Unfortunately, today’s role models in professional baseball sustain their energy at manic levels by ingesting steroids, cocaine, Sudafed, and even Alka-Seltzer. These are called “performance-enhancing drugs.” George Brown finds this disgusting and quite unnecessary.

“I knew some great athletes on the old Galt Terriers baseball club in the 1930s,” George says, “and the only performance-enhancing drug they ingested was called ‘beer,’ and they never ingested it before or during a game, only after, usually on the bus.” This might explain why some of their post-game performances exceeded anything they did on the playing field.
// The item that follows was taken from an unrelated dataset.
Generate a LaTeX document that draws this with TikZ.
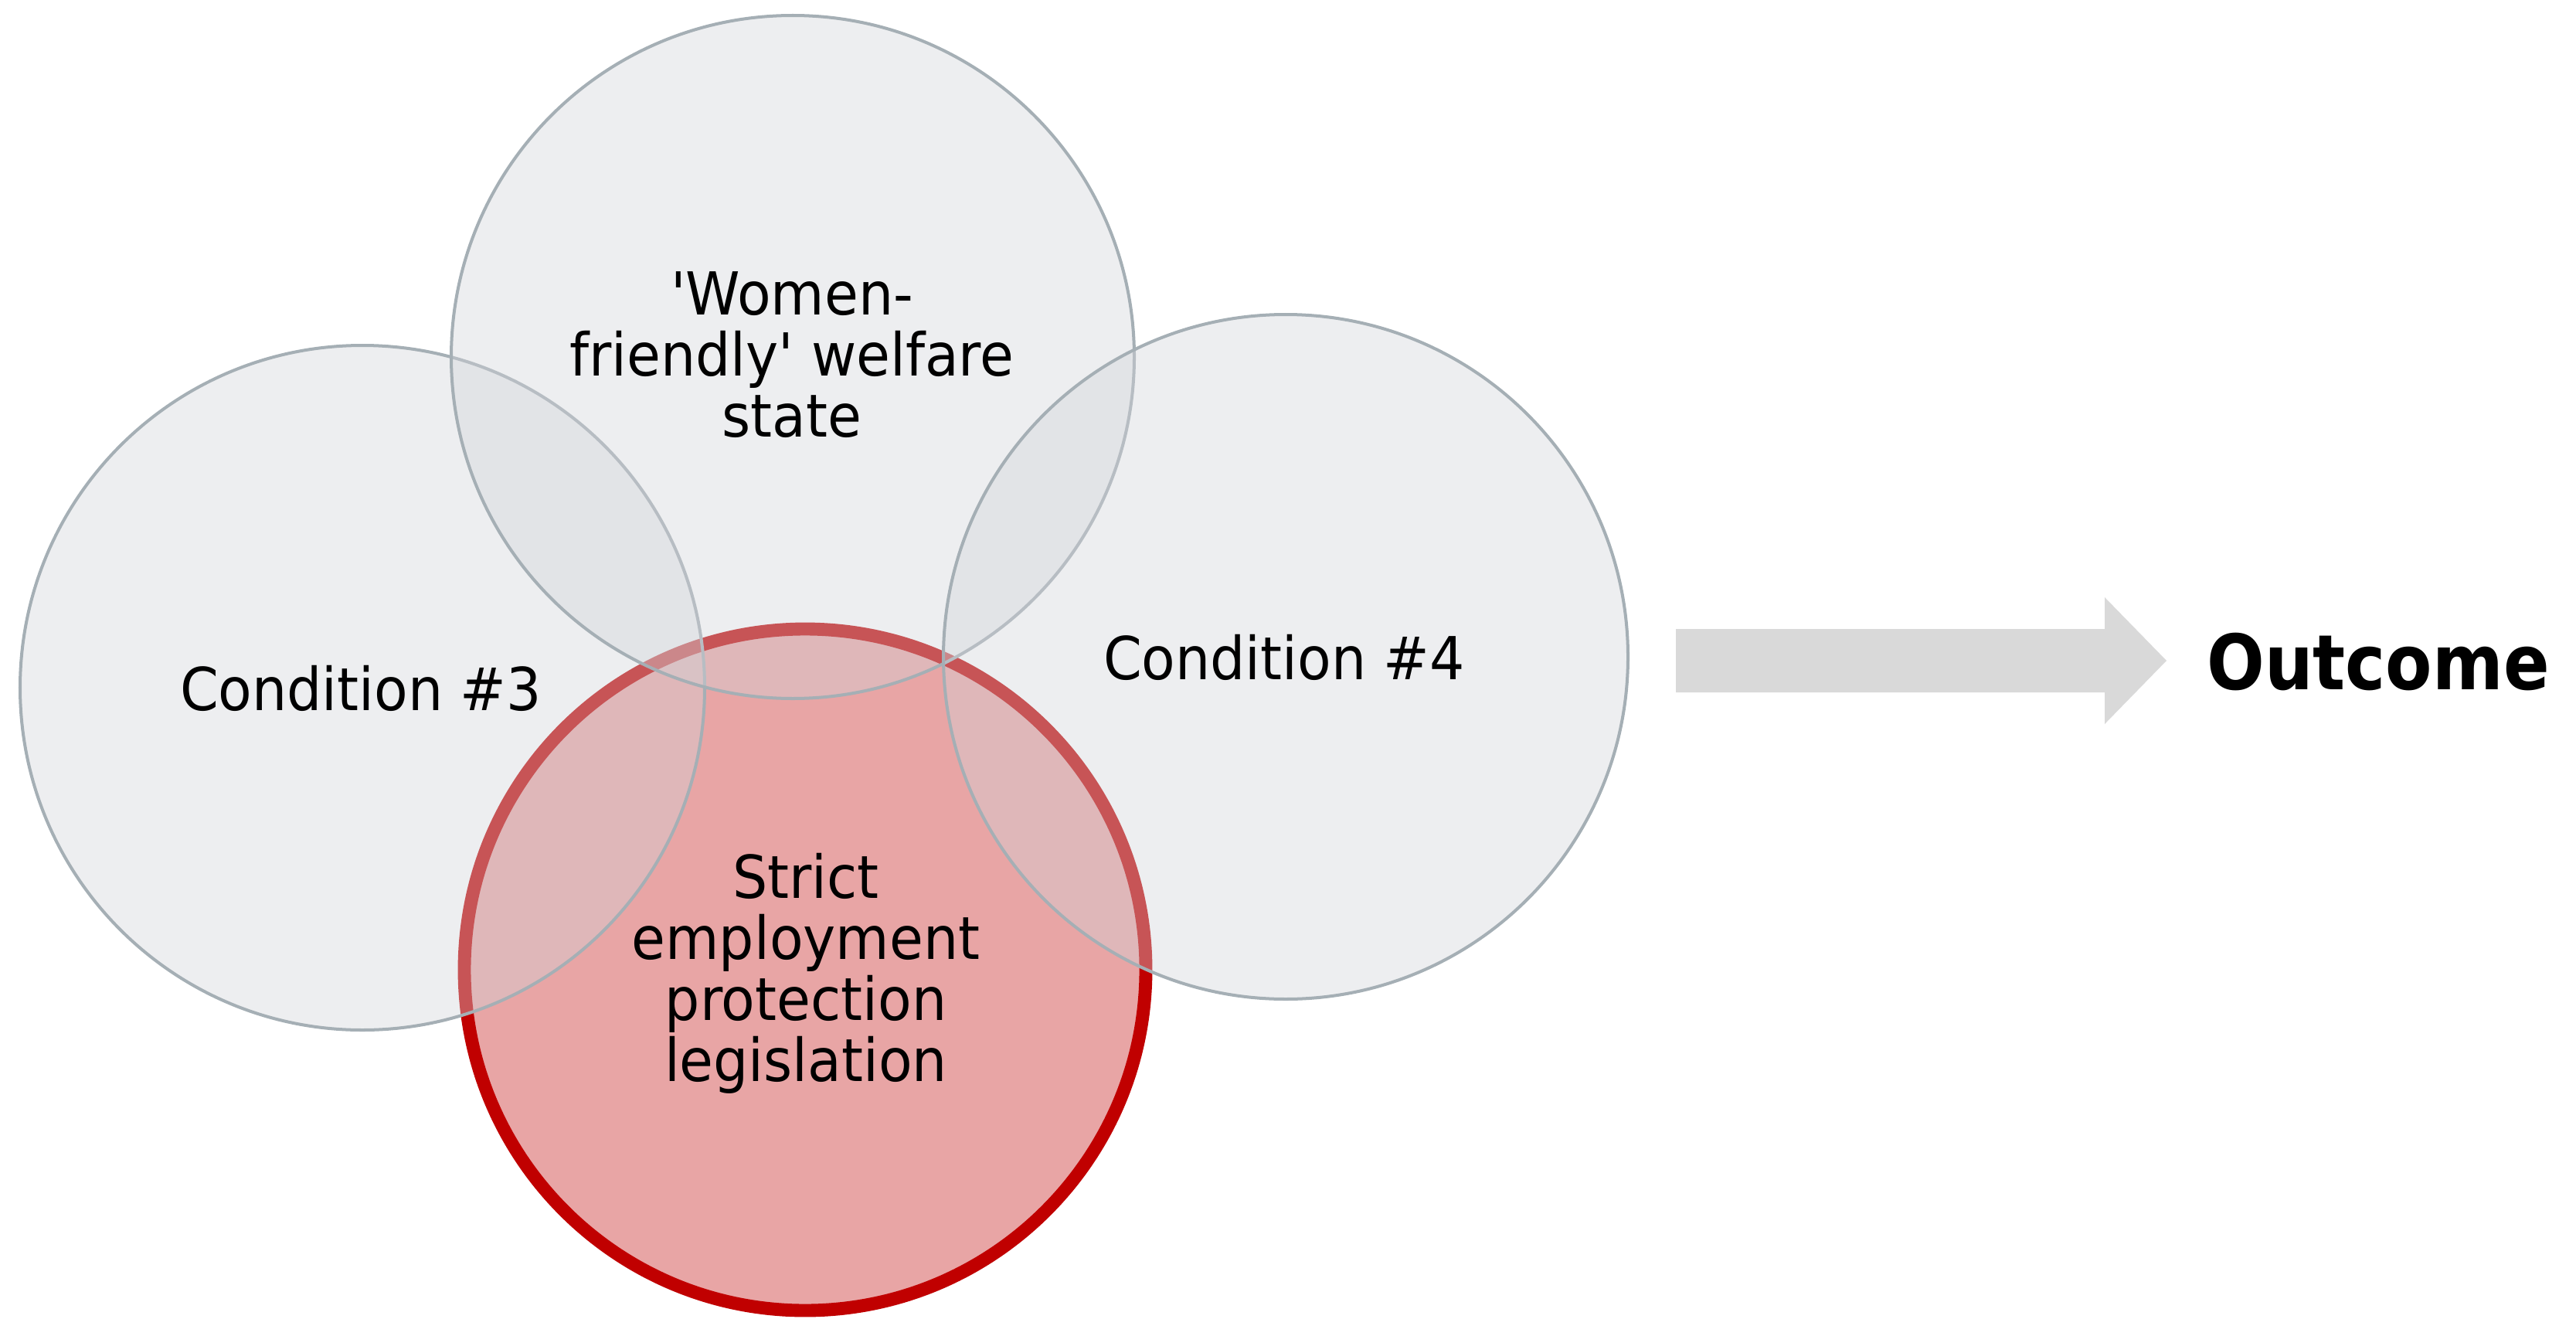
\documentclass[tikz,border=0pt]{standalone}
\usepackage{fontspec}
\newfontfamily\lab{DejaVu Sans}[FakeStretch=0.93]
\newfontfamily\outfont{DejaVu Sans}[FakeStretch=0.89]
\definecolor{gfill}{RGB}{210,212,217}
\definecolor{gline}{RGB}{165,175,181}
\definecolor{rfill}{RGB}{232,165,165}
\definecolor{rline}{RGB}{192,0,0}
\definecolor{arrowgrey}{RGB}{217,217,217}
\begin{document}
\begin{tikzpicture}[x=0.01cm,y=-0.01cm,
  venn/.style={fill=gfill, fill opacity=0.4, draw=gline, draw opacity=1, line width=1.14pt},
  redset/.style={fill=rfill, draw=rline, line width=4.8pt},
  lbl/.style={inner sep=0pt, align=center, text=black, font=\lab\fontsize{21.8pt}{22.5pt}\selectfont},
  outlbl/.style={inner sep=0pt, text=black, font=\outfont\bfseries\fontsize{28.1pt}{30pt}\selectfont}
]
\useasboundingbox (0,0) rectangle (3334,1706);
% sets
\path[redset] (1042,1255) circle (441);
\path[venn] (469,890) circle (443);
\path[venn] (1026,462) circle (442);
\path[venn] (1664,850) circle (443);
% block arrow
\fill[arrowgrey] (2169,814) -- (2724,814) -- (2724,773) -- (2804,855)
  -- (2724,937) -- (2724,896) -- (2169,896) -- cycle;
% labels
\node[lbl] (welfare) at (1025,459) {'Women-\\friendly' welfare\\state};
\node[lbl, anchor=base] (c3) at (467,919) {Condition \#3};
\node[lbl, anchor=base] (c4) at (1662,879) {Condition \#4};
\node[lbl] (epl) at (1043,1260) {Strict\\employment\\protection\\legislation};
\node[outlbl, anchor=base] (out) at (3078,892) {Outcome};
\end{tikzpicture}
\end{document}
George Brown recounts the time that Dave Johnson, who claimed to be a pitcher, humiliated the team by bombing out in Hamilton. Johnson, who pitched the ball the way he did the dice, ran an illegal gambling den under a grocery store on Dickson Street right across the road from the Galt Police Station. He was so bad in Hamilton that when the Terriers returned to Galt they stopped the bus at Soper Park so that four of the players could throw him into the creek above the dam. They then drove off and left him to soak.

One time in St. Thomas the Terriers’ coach, “Bush” McWhirter, who never used or needed performance-enhancing drugs at any time, got into such a row with the umpire that he was ordered off the field. He kept shouting from the stands, however, until two policemen carried him out of the park. The team, which had lost, picked him up at the courthouse on the way home.

On the bus McWhirter reviewed the game at the top of his lungs, ticking off all the umpire’s bad calls and stolen-base tag-outs. The players, fired up by McWhirter and a case of beer, began to boast about how fast they could run. Before the bus reached Paris they were running the bases in the aisle. At the south end of the Paris main street, by the cenotaph, McWhirter ordered the bus to stop. He declared there would be a race to see who was the fastest man on the team. It was 8:00 p.m. on a hot Saturday, and the street was crowded with pedestrians. Because of the heat the players had stripped down to their shorts. Young George Brown, who was the Terriers’ bat boy, was in constant fear that the whole team was about to be arrested, so he hid in the back of the bus.

“Eight or nine guys piled out,” George said, “and when McWhirter hollered, ‘Go,’ they streaked through the traffic a full block to the Arlington Hotel with the bus in pursuit.” As he recalls, George Heggie won the race. Boyd Shewan was a close second.

I can’t imagine Boyd Shewan running up the Paris main street in his underwear, especially since he became my morally rematrixed drill sergeant principal at Central School in Galt and would lecture the boys against peeing behind the trees in the playground.

Before he married Marjorie Dykeman, George Brown settled down to run a cycle shop and developed into a tempestuous athlete on the ball field and ice rink. His goaltending on the ice might have landed him in the National Hockey League today. George says he brought his temper under control by learning to play the violin. His brother, Dave, a Galt firefighter, was musical, too, and sang so that he caused people to cry. George gave up the violin one night when he smashed it over a friend’s head while watching a Toronto Maple Leafs–Boston Bruins hockey game on television. No telling when he’ll give up beer.

Back in those golden days no one ever got arrested for running down main street in their underwear. Now you can get arrested for carrying a cream pie within l00 yards of the prime minister.